🧠 Neuroscience
How psychedelics work in the brain
The Serotonin 5-HT2A Receptor
Classic psychedelics (psilocybin, LSD, DMT, mescaline) are all partial agonists at the serotonin 5-HT2A receptor. This receptor is densely expressed in the cortex, particularly in layer V pyramidal neurons. Blocking 5-HT2A with ketanserin abolishes the subjective effects of psilocybin, confirming this receptor as the primary mediator.
The Default Mode Network
One of the most robust findings in psychedelic neuroscience: classic psychedelics decrease activity and functional connectivity in the default mode network (DMN) — a set of brain regions active during self-referential thought, mind-wandering, and rumination. The magnitude of DMN disruption correlates with the intensity of ego dissolution. Robin Carhart-Harris has proposed that psychedelics work therapeutically by "relaxing" the precision weighting of top-down priors — the REBUS (Relaxed Beliefs Under Psychedelics) model.
Increased Global Connectivity
While the DMN loses internal coherence, the brain as a whole becomes more interconnected. Regions that don't normally communicate begin to do so. This "entropic brain" state may underlie synesthesia, novel associations, and the sense of expanded awareness. Functional connectivity studies show the brain moves toward a more flexible, less modular configuration.
Neuroplasticity
Psychedelics promote structural neuroplasticity — increased dendritic spine density, synaptogenesis, and neurite growth. This has been demonstrated in vitro and in animal models. A single dose of psilocybin increases spine density in mouse frontal cortex for at least a month. This may explain lasting therapeutic effects from single or few-session interventions.

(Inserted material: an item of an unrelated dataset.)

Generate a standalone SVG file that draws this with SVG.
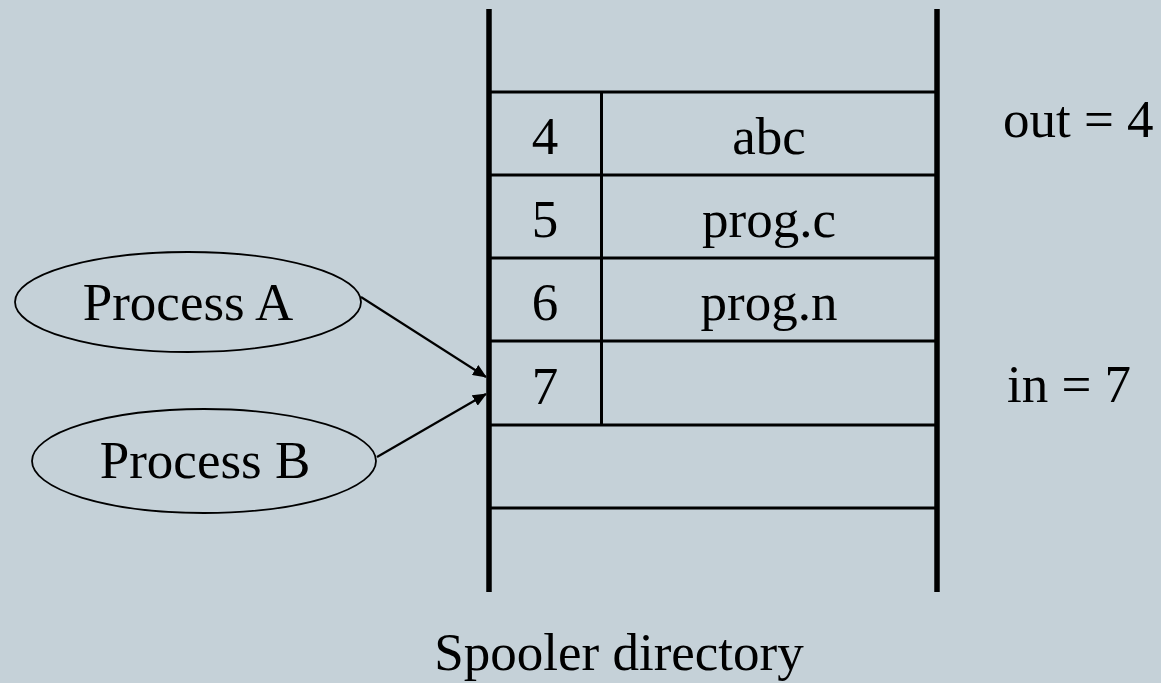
<svg xmlns="http://www.w3.org/2000/svg" width="1161" height="683" viewBox="0 0 1161 683">
<style>
text{font-family:"Liberation Serif","DejaVu Serif",serif;font-size:53px;fill:#000}
.c{text-anchor:middle}
.thick{stroke:#000;stroke-width:5.5;fill:none}
.thin{stroke:#000;stroke-width:3;fill:none}
.ell{stroke:#000;stroke-width:1.8;fill:none}
.conn{stroke:#000;stroke-width:2.2;fill:none}
</style>
<defs>
<marker id="ah" markerWidth="14" markerHeight="12" refX="13" refY="6" orient="auto" markerUnits="userSpaceOnUse">
<path d="M0,0 L14,6 L0,12 Z" fill="#000"/>
</marker>
</defs>
<rect width="1161" height="683" fill="#C5D1D8"/>
<g id="directory">
<line class="thin" x1="489" y1="92" x2="937" y2="92"/>
<line class="thin" x1="489" y1="175" x2="937" y2="175"/>
<line class="thin" x1="489" y1="258" x2="937" y2="258"/>
<line class="thin" x1="489" y1="341" x2="937" y2="341"/>
<line class="thin" x1="489" y1="425" x2="937" y2="425"/>
<line class="thin" x1="489" y1="508" x2="937" y2="508"/>
<line class="thin" x1="601.5" y1="92" x2="601.5" y2="425"/>
<line class="thick" x1="489" y1="9" x2="489" y2="592"/>
<line class="thick" x1="937" y1="9" x2="937" y2="592"/>
</g>
<g id="slot4"><text class="c" x="545" y="154">4</text><text class="c" x="769" y="154">abc</text></g>
<g id="slot5"><text class="c" x="545" y="237">5</text><text class="c" x="769" y="237">prog.c</text></g>
<g id="slot6"><text class="c" x="545" y="320">6</text><text class="c" x="769" y="320">prog.n</text></g>
<g id="slot7"><text class="c" x="545" y="404">7</text></g>
<g id="out"><text x="1003" y="137">out = 4</text></g>
<g id="in"><text x="1007" y="402">in = 7</text></g>
<g id="processA"><ellipse class="ell" cx="188" cy="302" rx="173" ry="50"/><text class="c" x="188" y="320">Process A</text></g>
<g id="processB"><ellipse class="ell" cx="204" cy="461" rx="172" ry="52"/><text class="c" x="205" y="478">Process B</text></g>
<g id="label"><text class="c" x="619" y="670">Spooler directory</text></g>
<g id="connectors">
<line class="conn" x1="361" y1="297" x2="486" y2="377" marker-end="url(#ah)"/>
<line class="conn" x1="377" y1="457" x2="486" y2="394" marker-end="url(#ah)"/>
</g>
</svg>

Ketamine: A Different Mechanism
Ketamine works on the glutamate system via NMDA receptor antagonism, not serotonin. Its rapid antidepressant effects appear to involve a burst of glutamate signaling, AMPA receptor activation, and downstream BDNF release and mTOR-dependent synaptogenesis. It's mechanistically distinct but converges on a shared theme: rapid plasticity.